DIESEL fuel prices in regional and rural parts of Australia have lifted another 3.6c/litre on average over the past six weeks, in response to world oil prices and global demand trends.
The oil price rises come despite high global supply and continued stockpile growth, coupled with forecasts for higher global fuel demand through the rest of 2015. Rising tension throughout the Middle East oil producing regions has also supported global crude oil prices through early June.
The recent gentle upwards price trend since February’s low around 127c/litre follows sustained declines experienced in diesel prices across regional Australia during the back half of last year.
The Australian Institute of Petroleum’s weekly price report for the week ended Sunday, July 5 indicates prices for diesel in non-metro regional areas of Australia averaged 137.1c/litre. While the current trend is up, it’s still 19c/l better than prices seen as recently as November last year.
At their high-point in January last year, average diesel prices in rural areas of Australia were above 162c/litre.
Australia is only about 40 percent self-sufficient in transport fuels, meaning international market trends and currency have a direct impact on local pricing. The Australian cattle industry is heavily reliant on diesel fuel, used for livestock transport, water pumping and power generation.
The latest Australian Institute of Petroleum survey shows that based on current average diesel prices for regional/rural areas of Australia, filling a Toyota Landcruiser 200 series (138 litres, main and auxiliary tanks) today would cost $189 – almost $26 less than the same fill in November.
All regions have lifted in price this past month, with the biggest rises seen in NSW, Queensland and Tasmania.
Regional non-metro diesel prices in the latest AIP report for the week ended last Sunday included:
- Victoria 131.7c/litre (up 2.8c since late May)
- NSW 137.7c (up 4.2c)
- Queensland 139.4c (up 5.8c)
- WA 140.7c (up 2.9c)
- SA 131.9c (up 0.5c)
- TAS 144.1 (up 3.7c), and
- NT 142.6c (up 2.5c).
AIP’s reported prices are calculated as a weighted average of retail diesel fuel for country regions in each state/territory. All values include GST.
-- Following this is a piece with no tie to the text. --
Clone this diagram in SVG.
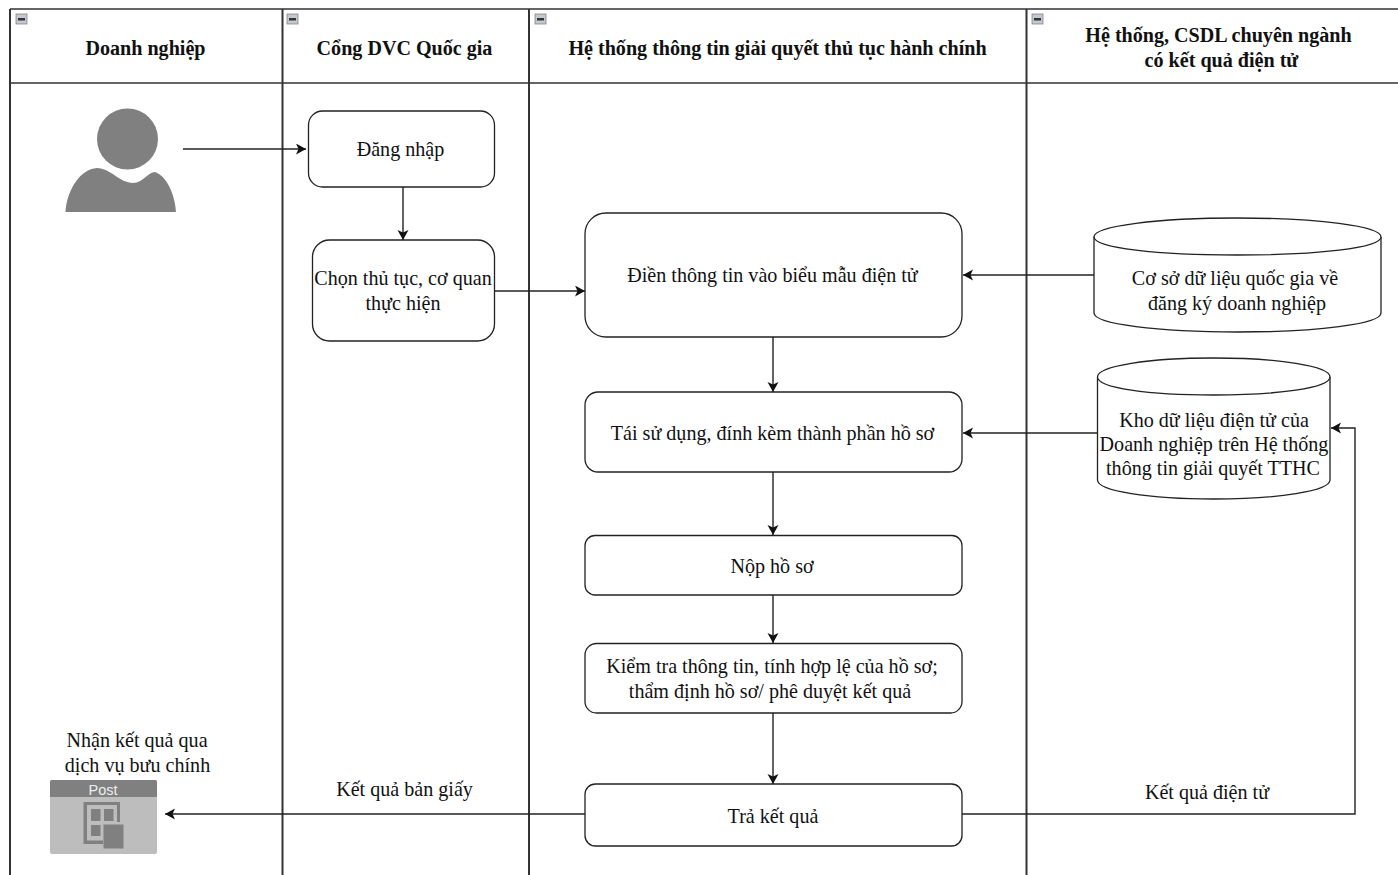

Variation in fuel prices can have a considerable impact of cost of production across the Australian beef industry, impacting on livestock transport, cost of shipping in live cattle and boxed beef exports, pumping stock water and providing station electricity in remote locations.
Crude oil, diesel and petrol prices are closely linked, as the price of crude oil accounts for the majority of the cost of producing a litre of petrol or diesel. Crude oil is purchased in US$, meaning that changes in the value of the A$ against the US have a direct impact on the relative price of crude oil in A$ terms.